Para dar mais peso ao debate, na seqüência Alejandro Buenrostro, do EZLN, antes mesmo de atacar a imprensa, fez um panorama da situação do México e de como a mídia alternativa e também a ligada aos zapatistas tiveram um papel fundamental na construção política do país. Segundo ele, o México possui uma imprensa “de engano e de simulação”, onde a população não tem voz e “a verdadeira notícia se dá por meio da mídia alternativa”. Os zapatistas, um movimento de insubordinação social indígena de origem maia, para conseguir o apoio da massa e sua legitimidade na sociedade, contou com a ajuda de cartas, comunicados e, principalmente, com a internet e jornais alternativos desenvolvidos pela própria população, como o La Jornada e a revista O Processo. Foi por meio deles que os zapatistas conseguiram tornar visível o movimento de Chiapas, reunir os rebeldes e incitar a população a tomar as armas, ou seja, “criou uma tomada de consciência”.

A preocupação de Alejandro não é em destruir a mídia imperialista, mas sim dar espaço e investir na imprensa alternativa, exercendo uma comunicação ética, verdadeira e coerente. “Vamos dialogar aqui embaixo, onde está o povo! Vamos democratizar embaixo e à esquerda, longe do capital!”, bradou o militante, concluindo com sua frase mais revolucionária da manhã: “é possível mudar o mundo sem tomar o poder”.

Finalizando as falas, o professor Lúcio Flávio, que se desculpou por não ter algo empírico a contar, elaborou um discurso um pouco mais teórico e bastante carregado de conceitos marxistas. “Os movimentos sociais são expressões da luta de classes”, iniciou. E emendou: “nunca teve tanto capitalismo no mundo e com ele se expande o processo de proletarização que se planetariza”. A partir disso, desenvolveu uma crítica às comunicações e ao sistema capitalista baseada no fato de que essa massa proletarizada não está nas fábricas, mas é composta por desempregados e que, muitas vezes, se encontram em condições de miséria. Isso faz com que ou aceitem sua própria condição e continuem vivendo miseravelmente, ou se rearticulem em movimentos sociais. “Os movimentos sociais são ricos porque oferecem novas perspectivas de democracia”, afirmou. Segundo o professor, vivemos em uma democracia burguesa baseada na mercantilização das relações e isso se reflete também na mídia.

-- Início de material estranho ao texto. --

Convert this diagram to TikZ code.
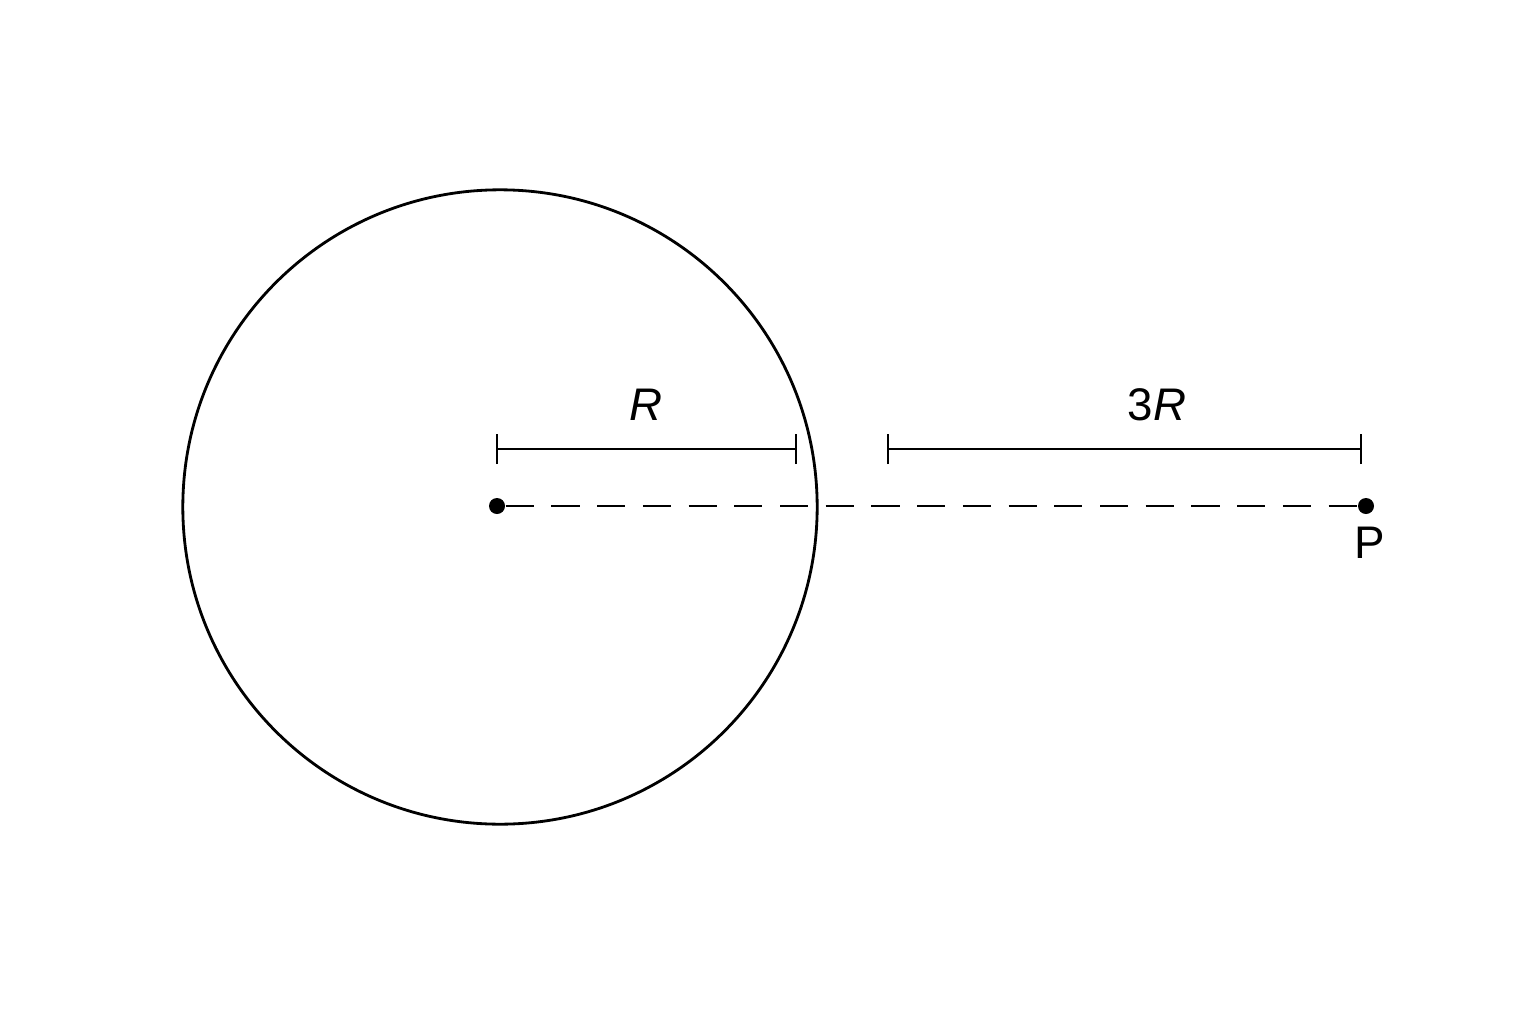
\documentclass[tikz,border=0pt]{standalone}
\usepackage{fontspec}
\setmainfont{Liberation Sans}
\begin{document}
\begin{tikzpicture}[x=0.01cm,y=-0.01cm,
  ln/.style={line width=0.8pt,black},
  dot/.style={circle,fill=black,inner sep=0pt,minimum size=0.16cm},
  lbl/.style={font=\fontsize{13}{15}\selectfont,inner sep=0pt}]
\useasboundingbox (0,0) rectangle (1536,1024);
\node[draw,ln,circle,minimum size=6.34cm,inner sep=0pt] (circ) at (500,507) {};
\node[dot] (O) at (497,506) {};
\node[dot] (P) at (1366,506) {};
\draw[ln,dashed,dash pattern=on 8pt off 5pt] (O) -- (P);
\node[lbl] (pl) at (1370,543) {P};
\coordinate (a1) at (497,449); \coordinate (a2) at (796,449);
\coordinate (b1) at (888,449); \coordinate (b2) at (1361,449);
\draw[ln] (a1) -- (a2);
\draw[ln] ([yshift=-0.15cm]a1) -- ([yshift=0.15cm]a1);
\draw[ln] ([yshift=-0.15cm]a2) -- ([yshift=0.15cm]a2);
\draw[ln] (b1) -- (b2);
\draw[ln] ([yshift=-0.15cm]b1) -- ([yshift=0.15cm]b1);
\draw[ln] ([yshift=-0.15cm]b2) -- ([yshift=0.15cm]b2);
\node[lbl] (rl) at (646,405) {\textit{R}};
\node[lbl] (r3) at (1157,405) {3\textit{R}};
\end{tikzpicture}
\end{document}
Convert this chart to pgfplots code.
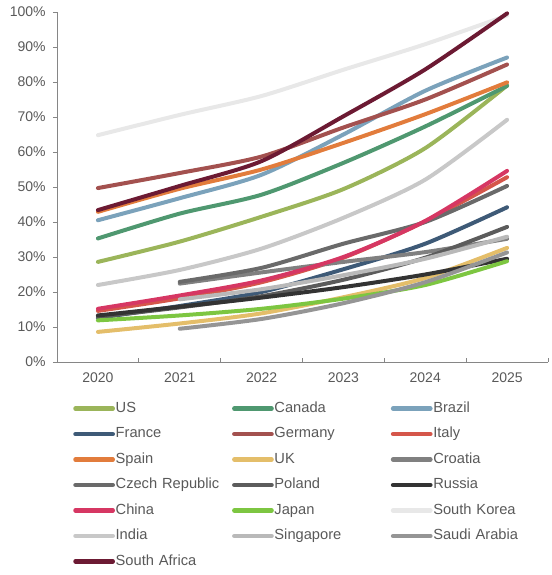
\documentclass[border=0pt]{standalone}
\usepackage{fontspec}
\setmainfont{Liberation Sans}
\usepackage{pgfplots}
\pgfplotsset{compat=1.18}
\definecolor{txt}{HTML}{595959}
\definecolor{axl}{HTML}{868686}
\definecolor{cUS}{HTML}{9BB55A}
\definecolor{cCA}{HTML}{4F9870}
\definecolor{cBR}{HTML}{7BA2BB}
\definecolor{cFR}{HTML}{3E5A77}
\definecolor{cDE}{HTML}{A3514F}
\definecolor{cIT}{HTML}{D5564A}
\definecolor{cES}{HTML}{E27C3C}
\definecolor{cUK}{HTML}{E4BE6A}
\definecolor{cHR}{HTML}{808080}
\definecolor{cCZ}{HTML}{6A6A6A}
\definecolor{cPL}{HTML}{5C5C5C}
\definecolor{cRU}{HTML}{333333}
\definecolor{cCN}{HTML}{D63763}
\definecolor{cJP}{HTML}{7DC641}
\definecolor{cKR}{HTML}{E8E8E8}
\definecolor{cIN}{HTML}{C8C8C8}
\definecolor{cSG}{HTML}{B9B9B9}
\definecolor{cSA}{HTML}{959595}
\definecolor{cZA}{HTML}{6C1A33}
\begin{document}
\begin{tikzpicture}
\path (-42.75pt,-159.75pt) rectangle (371.25pt,271.5pt);
\begin{axis}[
  scale only axis, width=368.25pt, height=262.5pt,
  clip=false,
  xmin=-0.5, xmax=5.5, ymin=0, ymax=100,
  axis x line*=bottom, axis y line*=left,
  axis line style={axl, line width=0.6pt},
  xtick={0,...,5}, xticklabels={2020,2021,2022,2023,2024,2025},
  minor xtick={0.5,1.5,2.5,3.5,4.5,5.5},
  major x tick style={draw=none},
  minor x tick style={axl, line width=0.6pt},
  minor tick length=3pt,
  ytick={0,10,...,100},
  yticklabels={0\%,10\%,20\%,30\%,40\%,50\%,60\%,70\%,80\%,90\%,100\%},
  tick align=inside,
  major y tick style={axl, line width=0.6pt, xshift=-3pt},
  major tick length=3pt,
  tick label style={font=\fontsize{10.5}{12}\selectfont, text=txt},
  xticklabel style={yshift=-4.5pt},
  yticklabel style={xshift=-5pt},
  every axis plot/.append style={line width=3pt, line cap=round, smooth, tension=0.45},
  legend columns=3,
  legend cell align=left,
  legend style={draw=none, fill=none, inner sep=0pt, at={(0,0)}, anchor=north west,
    xshift=12pt, yshift=-30pt,
    font=\fontsize{11}{13}\selectfont, text=txt, row sep=9.6pt,
    nodes={inner xsep=0.5pt, inner ysep=0pt, text height=7.5pt, text depth=2pt},
    /tikz/every even column/.append style={text width=86.8pt}},
  legend image code/.code={\draw[#1, line width=3.3pt, line cap=round] (0pt,0pt) -- (28pt,0pt);},
]
\addplot[cUS] coordinates {(0,28.6) (1,34.4) (2,41.5) (3,49.4) (4,61.1) (5,79.0)};
\addplot[cCA] coordinates {(0,35.3) (1,42.4) (2,47.8) (3,56.9) (4,67.3) (5,78.9)};
\addplot[cBR] coordinates {(0,40.5) (1,46.8) (2,53.5) (3,65.0) (4,77.5) (5,87.0)};
\addplot[cFR] coordinates {(0,12.6) (1,16.0) (2,20.0) (3,26.5) (4,33.8) (5,44.2)};
\addplot[cDE] coordinates {(0,49.7) (1,54.0) (2,58.7) (3,67.0) (4,75.0) (5,85.0)};
\addplot[cIT] coordinates {(0,14.6) (1,18.2) (2,22.8) (3,29.8) (4,40.2) (5,52.8)};
\addplot[cES] coordinates {(0,42.9) (1,49.5) (2,55.0) (3,62.6) (4,70.8) (5,79.9)};
\addplot[cUK] coordinates {(0,8.6) (1,11.0) (2,13.9) (3,18.5) (4,24.0) (5,32.6)};
\addplot[cHR] coordinates {(1,22.4) (2,25.6) (3,28.6) (4,31.4) (5,35.2)};
\addplot[cCZ] coordinates {(1,22.9) (2,26.9) (3,33.8) (4,40.0) (5,50.3)};
\addplot[cPL] coordinates {(0,12.9) (1,15.6) (2,18.8) (3,23.5) (4,29.8) (5,38.6)};
\addplot[cRU] coordinates {(0,13.3) (1,15.8) (2,18.4) (3,21.4) (4,25.0) (5,29.5)};
\addplot[cCN] coordinates {(0,15.2) (1,19.0) (2,23.3) (3,30.0) (4,40.3) (5,54.6)};
\addplot[cJP] coordinates {(0,11.9) (1,13.3) (2,15.2) (3,18.1) (4,22.0) (5,28.8)};
\addplot[cKR] coordinates {(0,64.8) (1,70.6) (2,76.0) (3,83.5) (4,90.8) (5,99.0)};
\addplot[cIN] coordinates {(0,22.0) (1,26.3) (2,32.4) (3,41.2) (4,52.1) (5,69.2)};
\addplot[cSG] coordinates {(1,17.9) (2,20.8) (3,24.8) (4,29.5) (5,35.8)};
\addplot[cSA] coordinates {(1,9.5) (2,12.3) (3,16.8) (4,22.8) (5,31.3)};
\addplot[cZA] coordinates {(0,43.4) (1,50.3) (2,57.4) (3,70.2) (4,83.6) (5,99.6)};
\legend{US,Canada,Brazil,France,Germany,Italy,Spain,UK,Croatia,Czech Republic,Poland,Russia,China,Japan,South Korea,India,Singapore,Saudi Arabia,South Africa}
\end{axis}
\end{tikzpicture}
\end{document}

Partindo para o âmbito das comunicações, a título de exemplo, Lúcio Flávio se utilizou do mais representativo veículo da grande mídia que temos hoje no Brasil: a revista Veja. A cada página folheada mostrada aos presentes, o professor foi desenvolvendo seu argumento de que a comunicação se detém estritamente no processo de consumo, ignorando o processo de produção. De folha em folha, um mundo bonito e limpo é apresentado, seja nas matérias ou seja no excesso de propaganda de beleza e carros. E quando os movimentos sociais conquistam o mínimo de espaço nesse tipo de mídia, ele é mostrado como sujo, “como um movimento de ratos”. Segundo Lúcio, o leitor é interpelado como consumidor e a mídia dominante, além de não informar, não possui nenhum projeto para o país, diferentemente do que acontece com muitas publicações alternativas de movimentos sociais. Finalizando a mesa do dia, o professor retomou a questão do uso das palavras “invasão” e “ocupação” antes discutida por João Batista: expôs que não se trata somente de uma luta semântica, mas político-ideológica, entre aquele que crê em um mundo melhor e o que crê no capital.

Não fosse o tempo restrito que havia para a atividade e o cansaço já aparente dos presentes, que estavam por lá há quase três horas, as palestras poderiam durar o dia inteiro, gerando as mais acaloradas discussões e propostas para o futuro da imprensa no Brasil e no mundo. Porém, a mesa teve seu fim, mas deixou uma semente de indignação naqueles que pretendem mudar o mundo - sem que seja preciso tomar o poder.